Is sound an important inspirational element during your creative process?
Yes. I think sound has a tremendous amount of [communicative] information capacity. In cases like the Euro-beat Ayumi Hamasaki music I used in Hebi no Shinzo
, I feel that I am dancing to parts that normally would be unthinkable [in a dance work].
You graduated from university in March of this year.
Yes. And I am very grateful to the people I met there.
I did some [bad] things, like the time I performed as one of the university’s representative dance students in front of the middle school and high school students that had come to compete in the “National Middle School and High School Dance Competition” that our university our university organizes. I shouted into the microphone at them, “Listen all of you, doing dance is meaningless.” I also brought unrelated people up on stage and I took a metal pipe and smashed a plastic bucket to the accompaniment of Chopin’s Heroic Polonaise until it broke. The university made me write a letter of apology for that. At university I had to do [dance] with other people (the other dance students) and I felt some danger in that. You don’t know what to expect and it isn’t in the same area you wanted it to be. I felt like I was being violated to some degree. I felt that I wasn’t as mentally tough as I should be.

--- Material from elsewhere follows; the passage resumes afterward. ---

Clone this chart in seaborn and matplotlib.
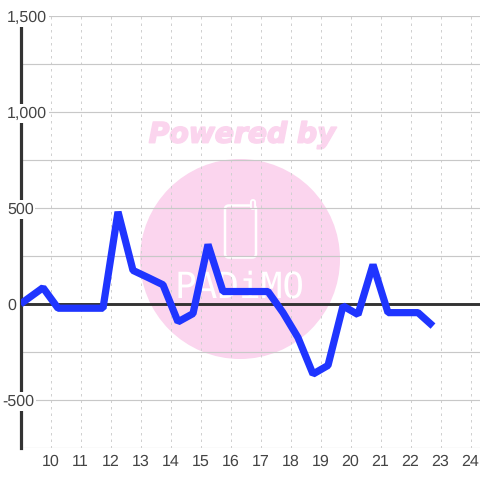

However, I also felt like I was being told that it was time to stop playing in my own separate world. Well, in the end I am going to run a novelty shop, so I feel that it is just a question of what I can do before I reach that point. I like making film, so I want to be a film director too.
I want to do a lot of different things. Because if I don’t, I feel like I might die.
We hear that you have performances scheduled in Finland, Germany, the Netherlands and South Korea. We also hear that you will be performing at the Dance Triennale Tokyo 2012. We look forward to your activities from now on.